Evangelist’s Corner
Zombie-Land in the Maintenance Department?
In light of the recent zombie-like attacks by people in Miami under the influence of “bath salts,” along with Hollywood’s resurrection of the creatures in film, where the dead run amuck, causing alarm, attacking citizens, consuming the innocent, and converting more along their death march to dominance, we have realized that we have a much bigger calamity to contend with in industry. Yes, we have our own maintenance zombies to combat.

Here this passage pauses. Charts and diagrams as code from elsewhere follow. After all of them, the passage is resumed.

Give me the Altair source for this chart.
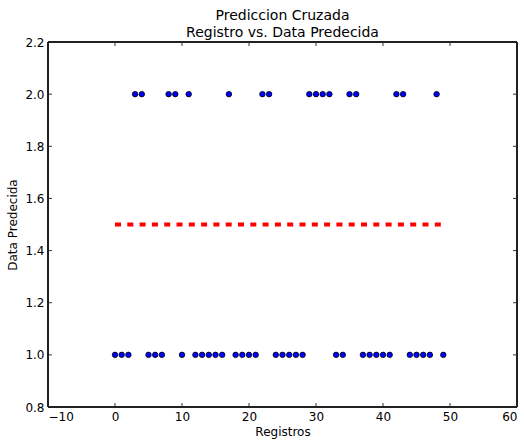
import altair as alt
import pandas as pd

registros = list(range(50))
predicho = [1, 1, 1, 2, 2, 1, 1, 1, 2, 2,
            1, 2, 1, 1, 1, 1, 1, 2, 1, 1,
            1, 1, 2, 2, 1, 1, 1, 1, 1, 2,
            2, 2, 2, 1, 1, 2, 2, 1, 1, 1,
            1, 1, 2, 2, 1, 1, 1, 1, 2, 1]
linea_x = [0, 49]
linea_y = [1.5, 1.5]
x_ticks = [-10, 0, 10, 20, 30, 40, 50, 60]
y_ticks = [0.8, 1.0, 1.2, 1.4, 1.6, 1.8, 2.0, 2.2]

W, H = 469, 365
FONT = "DejaVu Sans"

pts = pd.DataFrame({"x": registros, "y": predicho})
line_df = pd.DataFrame({"x": linea_x, "y": linea_y})
xt = pd.DataFrame({"v": x_ticks})
yt = pd.DataFrame({"v": y_ticks})

xs = alt.Scale(domain=[-10, 60], nice=False, zero=False)
ys = alt.Scale(domain=[0.8, 2.2], nice=False, zero=False)

xaxis = alt.Axis(values=x_ticks, format="d", tickSize=0, labelPadding=4,
                 title="Registros", titleFontWeight="normal", titleFontSize=12,
                 titleFont=FONT, labelFont=FONT, labelFontSize=12, labelColor="#000",
                 titleColor="#000", domain=False, grid=False, titlePadding=4)
yaxis = alt.Axis(values=y_ticks, format=".1f", tickSize=0, labelPadding=4,
                 title="Data Predecida", titleFontWeight="normal", titleFontSize=12,
                 titleFont=FONT, labelFont=FONT, labelFontSize=12, labelColor="#000",
                 titleColor="#000", domain=False, grid=False, titlePadding=5)

points = alt.Chart(pts).mark_point(filled=True, shape="circle", size=30,
                                   fill="#0000ff", stroke="#000", strokeWidth=0.8,
                                   opacity=1, fillOpacity=1, strokeOpacity=1).encode(
    x=alt.X("x:Q", scale=xs, axis=xaxis),
    y=alt.Y("y:Q", scale=ys, axis=yaxis),
)

dash = alt.Chart(line_df).mark_line(color="#ff0000", strokeWidth=4,
                                    strokeDash=[6, 6.3], strokeCap="butt").encode(
    x=alt.X("x:Q", scale=xs), y=alt.Y("y:Q", scale=ys)
)

tl = 4
rule = dict(color="#000", strokeWidth=0.8)
xb = alt.Chart(xt).mark_rule(**rule).encode(
    x=alt.X("v:Q", scale=xs), y=alt.value(H), y2=alt.value(H - tl))
xtop = alt.Chart(xt).mark_rule(**rule).encode(
    x=alt.X("v:Q", scale=xs), y=alt.value(0), y2=alt.value(tl))
yl = alt.Chart(yt).mark_rule(**rule).encode(
    y=alt.Y("v:Q", scale=ys), x=alt.value(0), x2=alt.value(tl))
yr = alt.Chart(yt).mark_rule(**rule).encode(
    y=alt.Y("v:Q", scale=ys), x=alt.value(W), x2=alt.value(W - tl))

frame_style = dict(color="#222", strokeWidth=1.5)
fr_top = alt.Chart(xt).mark_rule(**frame_style).encode(
    x=alt.value(0), x2=alt.value(W), y=alt.value(0))
fr_bot = alt.Chart(xt).mark_rule(**frame_style).encode(
    x=alt.value(0), x2=alt.value(W), y=alt.value(H))
fr_left = alt.Chart(xt).mark_rule(**frame_style).encode(
    y=alt.value(0), y2=alt.value(H), x=alt.value(0))
fr_right = alt.Chart(xt).mark_rule(**frame_style).encode(
    y=alt.value(0), y2=alt.value(H), x=alt.value(W))

chart = alt.layer(dash, points, xb, xtop, yl, yr,
                  fr_top, fr_bot, fr_left, fr_right).properties(
    width=W, height=H,
    title=alt.Title(["Prediccion Cruzada", "Registro vs. Data Predecida"],
                    font=FONT, fontSize=14, fontWeight="normal", color="#000",
                    anchor="middle", offset=-4, lineHeight=17),
    autosize=alt.AutoSizeParams(type="none"),
    padding={"left": 48, "top": 42, "right": 7, "bottom": 34},
).configure_view(stroke=None).configure(background="white")

chart.save("out.html", embed_options={"renderer": "svg", "actions": False})
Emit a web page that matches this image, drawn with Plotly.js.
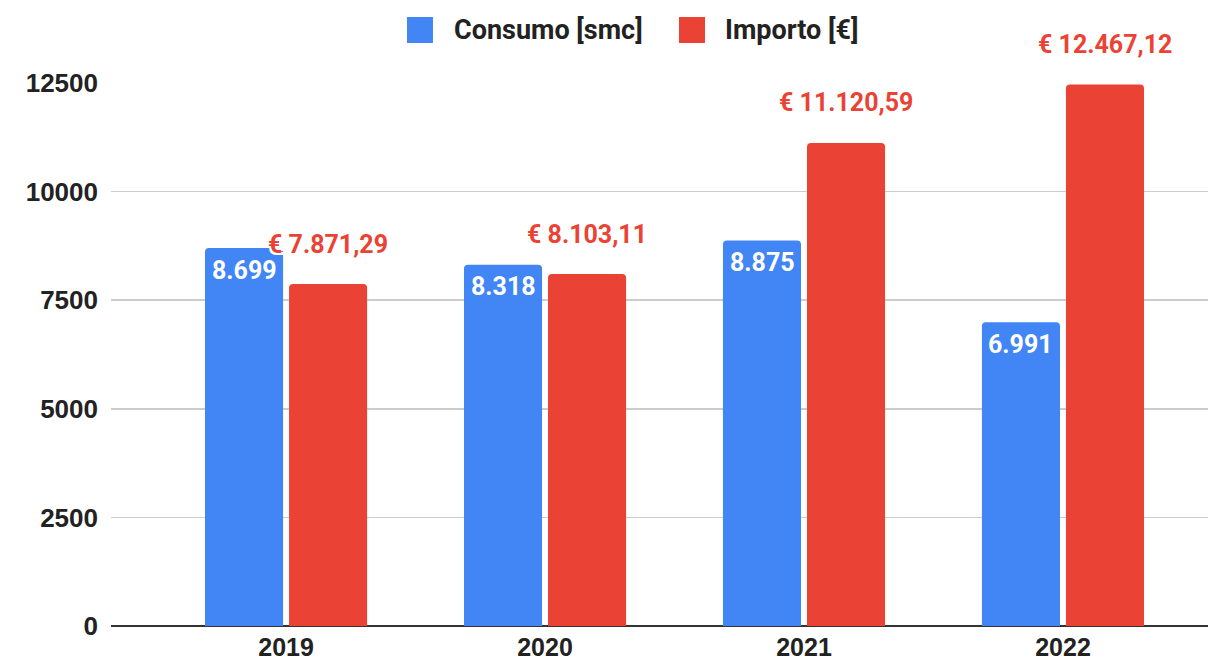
<!DOCTYPE html>
<html>
<head>
<meta charset="utf-8">
<script src="https://cdn.plot.ly/plotly-3.0.1.min.js"></script>
<style>html,body{margin:0;padding:0;background:#fff;}#chart{width:1208px;height:661px;}</style>
</head>
<body>
<div id="chart"></div>
<script>
const years = ['2019', '2020', '2021', '2022'];
const consumo = [8699, 8318, 8875, 6991];
const importo = [7871.29, 8103.11, 11120.59, 12467.12];
const seriesNames = ['Consumo [smc]', 'Importo [€]'];
const yTicks = [0, 2500, 5000, 7500, 10000, 12500];

const BLUE = '#4285F4';
const RED = '#EA4335';

function groupThousands(s) {
  return s.replace(/\B(?=(\d{3})+(?!\d))/g, '.');
}
function fmtInt(v) { return groupThousands(Math.round(v).toString()); }
function fmtEuro(v) {
  const parts = v.toFixed(2).split('.');
  return '€ ' + groupThousands(parts[0]) + ',' + parts[1];
}

const labelFont = {family: 'Roboto, sans-serif', size: 25, weight: 700};
const tickFont = {family: '"Liberation Sans", Arial, sans-serif', size: 26, weight: 700, color: '#222'};
const xTickFont = {family: '"Liberation Sans", Arial, sans-serif', size: 25, weight: 700, color: '#222'};

const traces = [
  {type: 'bar', name: seriesNames[0], x: years, y: consumo, marker: {color: BLUE, cornerradius: 4}, hoverinfo: 'skip'},
  {type: 'bar', name: seriesNames[1], x: years, y: importo, marker: {color: RED, cornerradius: 4}, hoverinfo: 'skip'}
];

const annotations = [];
years.forEach((yr, i) => {
  annotations.push({
    x: i, y: consumo[i], xref: 'x', yref: 'y', xshift: -42, yshift: -22,
    text: fmtInt(consumo[i]), showarrow: false, xanchor: 'center', yanchor: 'middle',
    font: Object.assign({}, labelFont, {color: '#fff'})
  });
  annotations.push({
    x: i, y: importo[i], xref: 'x', yref: 'y', xshift: 42, yshift: 40,
    text: fmtEuro(importo[i]), showarrow: false, xanchor: 'center', yanchor: 'middle',
    font: Object.assign({}, labelFont, {color: RED, shadow: '-2px -2px 0 #fff, 2px -2px 0 #fff, -2px 2px 0 #fff, 2px 2px 0 #fff'})
  });
});
// legend text
annotations.push({xref: 'paper', yref: 'paper', x: 0.3108, y: 1.0976, xanchor: 'left', yanchor: 'middle',
  text: seriesNames[0], showarrow: false, font: Object.assign({}, labelFont, {color: '#222', size: 27})});
annotations.push({xref: 'paper', yref: 'paper', x: 0.5579, y: 1.0976, xanchor: 'left', yanchor: 'middle',
  text: seriesNames[1], showarrow: false, font: Object.assign({}, labelFont, {color: '#222', size: 27})});

const shapes = [
  {type: 'rect', xref: 'paper', yref: 'paper', x0: 0.2698, x1: 0.2935, y0: 1.0737, y1: 1.1215, fillcolor: BLUE, line: {width: 0}},
  {type: 'rect', xref: 'paper', yref: 'paper', x0: 0.5178, x1: 0.5415, y0: 1.0737, y1: 1.1215, fillcolor: RED, line: {width: 0}}
];

const layout = {
  width: 1208, height: 661,
  margin: {l: 111, r: 0, t: 83, b: 35, pad: 0},
  paper_bgcolor: '#fff', plot_bgcolor: '#fff',
  showlegend: false,
  barmode: 'group', bargap: 0.351, bargroupgap: 0.071,
  xaxis: {type: 'category', range: [-0.676, 3.56], showgrid: false, showline: false, zeroline: false,
    ticks: '', tickfont: xTickFont, ticklabelstandoff: 4, fixedrange: true},
  yaxis: {range: [0, 12500], tickvals: yTicks, ticktext: yTicks.map(String), showgrid: true, gridcolor: '#cccccc', gridwidth: 1.5,
    zeroline: true, zerolinecolor: '#333333', zerolinewidth: 2, showline: false, ticks: '',
    tickfont: tickFont, ticklabelstandoff: 12, fixedrange: true},
  annotations: annotations,
  shapes: shapes
};

Plotly.newPlot('chart', traces, layout, {displayModeBar: false, staticPlot: true});
</script>
</body>
</html>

How do we get rid of dead maintenance practices that are continuing to wreak havoc? How do we rise up and fight reactive maintenance zombies who continue to perform the same old dead approaches of previous generations of workers? As companies are striving to compete in a volatile global marketplace, how do we revitalize maintenance departments and reap the profit potential? Face it. Many companies continue to perpetuate the same worn-out approaches to reactive maintenance, not fully utilizing or even implementing a CMMS. Many of the workers may have worked in their jobs for more than 20 years, but instead of growing or doing new and advanced activities, they only do the minimum and they don’t strive to grow or develop proven modern proactive maintenance and reliability strategies.
Amazingly, 12 years into the new millennium, many major companies either have not implemented a computerized maintenance management system (CMMS) or aren’t getting the expected value from it. As opposed to being able to have complete maintenance records, performing routine PM schedules, tracking and managing MRO inventory stores and strategizing better paths forward, many companies’ maintenance staffs will wander aimlessly without direction or purpose and just react to the latest emergency request. If you follow the CMMS three pile-process, you can easily decimate this portion of your maintenance zombie-land. This is easy and will provide the foundation for organizations to move from reactive to proactive maintenance management.
The first step is to start documenting every maintenance activity your staff does on your major pieces of equipment. Don’t worry about the fans in the bathroom, yet. Focus on the critical equipment. If you don’t have a CMMS, try a free one for now, or just compile data in a notebook. Please don’t get distracted by the latest bells or whistles in an overabundant world of CMMS development. Just document all of your activities for now. Remember the best CMMS available is the one you use.
After you have performed, documented, and collected a month’s worth of work on your company’s critical equipment, set up a Friday-afternoon maintenance staff meeting. Once you have assembled your team, print out all of the activities that your department has performed on critical equipment.
Put that stack of completed work orders on the conference room table and start the process of setting up three stacks of work orders.
- Stack 1 is the work that could be eliminated completely if you performed a periodic inspection or preventive maintenance activities.
- Stack 2 is work that could reduce the consequences if you performed a periodic inspection or preventive maintenance activities.
- Stack 3 is work that you have to respond to reactively and will occur regardless of whether you perform an inspection or PM.
Ok, now you and your team have the fun work of going through stacks 1 and 2 and developing the PM procedures and intervals to schedule events in your CMMS.
Don’t do this independently. The more input your team has on the front end of this process, the more support they will give you as they do the work, thus revitalizing a sense of purpose and commitment to keeping proactive maintenance processes alive.
Hope that your team kills more mindless maintenance zombies and revitalizes your department!